Have you ever tried getting a novice user to find Paint in the Start
menu? It's like one of those wire-loop games that buzzes when you go off
track and get sent back to the beginning.
And, I'll bear my soul for you on this despite much ribbing I got on
Twitter for it, I had no idea that on the Windows 7 Start menu you could
just type and it would find apps for you. Yes, apparently you can press
the Start button and just type "notepad" and it'll find Notepad for
you. What I learned was that people who loves the Start menu tended to
do that, but hardly any non-technologists knew about this feature. And
guess what - that same feature is in Windows 8. Hit the Win key, start
typing, and off you go.
In summary, the Start menu won't make or break Windows 8, and people
will get used to it. Some others will make money making replacement
quasi-Start menus for Old Windows. Good for them.
Dualism
My problem was never really with the Start menu. What I could not
understand was this dualism of the Old Windows way and the New Windows
way. (New Windows, by the way, refers to the
Metro-style/Previously-differently-named-style apps that work full
screen on Windows 8 and Windows RT.) A couple of months after using it I
suddenly understood why it was like that, stopped struggling against
it, and I've never looked back.
Coming at it cold, what we technologists don't understand is "who is
going to use these New Windows" apps on the desktop when you have a
"proper" PC underneath. Non-technologists, for what it's worth, won't
care.
Microsoft's problem is that if you're trying to transition over to a
world where the PC becomes an archaic irrelevancy you have to be bold.

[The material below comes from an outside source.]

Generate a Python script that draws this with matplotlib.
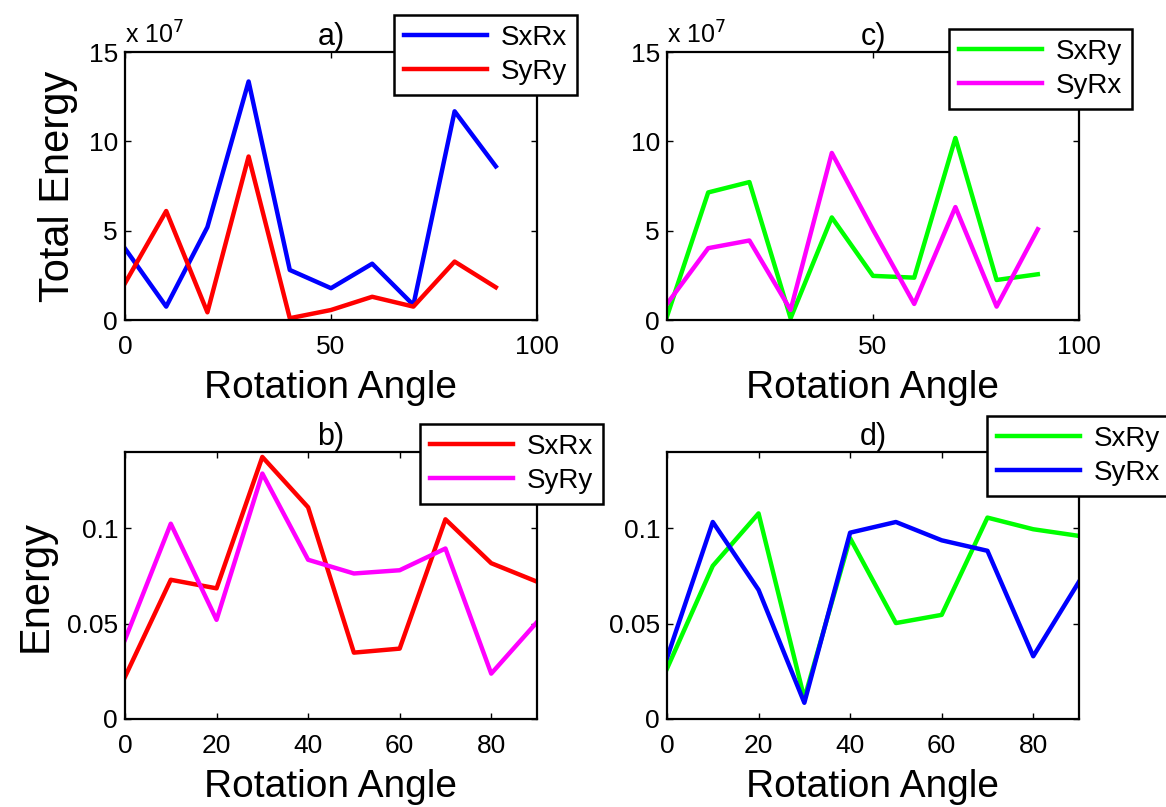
import matplotlib
matplotlib.use('Agg')
import matplotlib.pyplot as plt

# rotation angles (degrees)
angles = [0, 10, 20, 30, 40, 50, 60, 70, 80, 90]

# a) total energy, units of 1e7
total_sxrx = [4.0, 0.75, 5.2, 13.35, 2.8, 1.78, 3.15, 0.84, 11.68, 8.6]
total_syry = [2.06, 6.1, 0.43, 9.15, 0.1, 0.56, 1.3, 0.75, 3.27, 1.83]

# c) total energy, units of 1e7
total_sxry = [0.2, 7.14, 7.72, 0.1, 5.74, 2.47, 2.37, 10.19, 2.24, 2.56]
total_syrx = [0.9, 4.02, 4.45, 0.56, 9.35, 5.05, 0.9, 6.32, 0.75, 5.08]

# b) normalised energy
energy_sxrx = [0.0221, 0.073, 0.0685, 0.1374, 0.111, 0.0348, 0.0369, 0.1047, 0.0817, 0.072]
energy_syry = [0.0416, 0.1024, 0.052, 0.1287, 0.0835, 0.0763, 0.078, 0.0894, 0.0238, 0.0508]

# d) normalised energy
energy_sxry = [0.0264, 0.0803, 0.1078, 0.0108, 0.0948, 0.0503, 0.0546, 0.1056, 0.0995, 0.096]
energy_syrx = [0.032, 0.1033, 0.0677, 0.0085, 0.0977, 0.1033, 0.0937, 0.0882, 0.0329, 0.072]

plt.rcParams['font.family'] = ['Liberation Sans', 'DejaVu Sans']

W, H = 1166, 807
fig = plt.figure(figsize=(W / 100, H / 100), dpi=100)


def _axes_px(left, top, right, bottom):
    return fig.add_axes([left / W, 1 - bottom / H, (right - left) / W, (bottom - top) / H])


def _style(ax):
    ax.tick_params(direction='in', length=4, width=1, labelsize=19, top=True, right=True,
                   colors='black')
    ax.tick_params(axis='x', pad=11)
    ax.tick_params(axis='y', pad=5)
    for s in ax.spines.values():
        s.set_linewidth(1.6)
    ax.set_xlabel('Rotation Angle', fontsize=28, labelpad=8)


def _legend(ax, x, y):
    leg = ax.legend(loc='upper left', bbox_to_anchor=(x / W, 1 - y / H), bbox_transform=fig.transFigure,
                    fontsize=20, handlelength=3.0, handletextpad=0.5, borderpad=0.35,
                    labelspacing=0.3, fancybox=False, framealpha=1, borderaxespad=0)
    leg.get_frame().set_edgecolor('black')
    leg.get_frame().set_linewidth(1.8)


lw = 3.2

ax_a = _axes_px(125, 52, 537, 320)
ax_a.plot(angles, total_sxrx, color='#0000ff', lw=lw, label='SxRx')
ax_a.plot(angles, total_syry, color='#ff0000', lw=lw, label='SyRy')
ax_a.set_xlim(0, 100)
ax_a.set_ylim(0, 15)
ax_a.set_xticks([0, 50, 100])
ax_a.set_yticks([0, 5, 10, 15])
_style(ax_a)
ax_a.set_ylabel('Total Energy', fontsize=30, labelpad=8)
ax_a.set_title('a)', fontsize=22, pad=5)
ax_a.text(0, 1.03, r'x 10$^7$', transform=ax_a.transAxes, fontsize=18)
_legend(ax_a, 394, 15)

ax_c = _axes_px(667, 52, 1079, 320)
ax_c.plot(angles, total_sxry, color='#00ff00', lw=lw, label='SxRy')
ax_c.plot(angles, total_syrx, color='#ff00ff', lw=lw, label='SyRx')
ax_c.set_xlim(0, 100)
ax_c.set_ylim(0, 15)
ax_c.set_xticks([0, 50, 100])
ax_c.set_yticks([0, 5, 10, 15])
_style(ax_c)
ax_c.set_title('c)', fontsize=22, pad=5)
ax_c.text(0, 1.03, r'x 10$^7$', transform=ax_c.transAxes, fontsize=18)
_legend(ax_c, 949, 29)

ax_b = _axes_px(125, 452, 537, 719)
ax_b.plot(angles, energy_sxrx, color='#ff0000', lw=lw, label='SxRx')
ax_b.plot(angles, energy_syry, color='#ff00ff', lw=lw, label='SyRy')
ax_b.set_xlim(0, 90)
ax_b.set_ylim(0, 0.14)
ax_b.set_xticks([0, 20, 40, 60, 80])
ax_b.set_yticks([0, 0.05, 0.1])
ax_b.set_yticklabels(['0', '0.05', '0.1'])
_style(ax_b)
ax_b.set_ylabel('Energy', fontsize=30, labelpad=8)
ax_b.set_title('b)', fontsize=22, pad=5)
_legend(ax_b, 420, 424)

ax_d = _axes_px(667, 452, 1079, 719)
ax_d.plot(angles, energy_sxry, color='#00ff00', lw=lw, label='SxRy')
ax_d.plot(angles, energy_syrx, color='#0000ff', lw=lw, label='SyRx')
ax_d.set_xlim(0, 90)
ax_d.set_ylim(0, 0.14)
ax_d.set_xticks([0, 20, 40, 60, 80])
ax_d.set_yticks([0, 0.05, 0.1])
ax_d.set_yticklabels(['0', '0.05', '0.1'])
_style(ax_d)
ax_d.set_title('d)', fontsize=22, pad=5)
_legend(ax_d, 987, 416)

fig.savefig('out.png', dpi=100)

And Windows 8 is smack-bang in the middle of that transition. It's
neither one thing nor the other for the specific reason that both Old Windows and
New Windows are relevant today. Go back ten years, New Windows would be
too futuristic and out of kilter with the hardware. Go forward ten
years and hardly anyone will be using an OS that looks like Old Windows
today. (Well, maybe 20 years.) And that includes OS X and the various
Linux front-ends that are WIMP in nature. They'll also die off, or have
to negotiate the inventor's dilemma.
It's that fact that we all have to make peace with when thinking
about Windows 8. There isn't a better way of making Old Windows and New
Windows work together. What Microsoft has come up with is the
least-awful way of doing it. Which I mean kindly.
Don't hate it!
Since September 2011, there have been four versions of Windows 8 --
Developer Preview, then Consumer Preview at the end of February, then
RTM in August. One problem with this schedule is that it takes between
six to eight weeks to get used to Windows 8.
As soon as a new drop of the OS hits all of the amateur and
professional pundits pile on to comment. Because Windows 8 is so weird,
most of these articles end up being negative. I do wonder how many
writers have crafted a piece that's harsh on Windows 8 when they started
using it, only to look back and regret it weeks later just like I did.
The wave of anxiety never calms down firstly because of the time for
the user to reach acceptance, and also because Microsoft has
consistently created a vacuum with regards to facts about the OS. That
just breeds speculation.
No one ever likes the new versions of Windows when they're released, and business never buy them for years. Windows 8 will be judged in 2018, not 2013.
So that's my advice really. If you're new to Windows 8, don't give it
the hate. Sit back, relax, and in a few weeks I'm sure you'll be loving
the whole Windows 8 groove. And definitely, definitely don't downgrade if you buy a new machine with Windows 8 pre-installed. You'll be missing out on a fantastic operating system.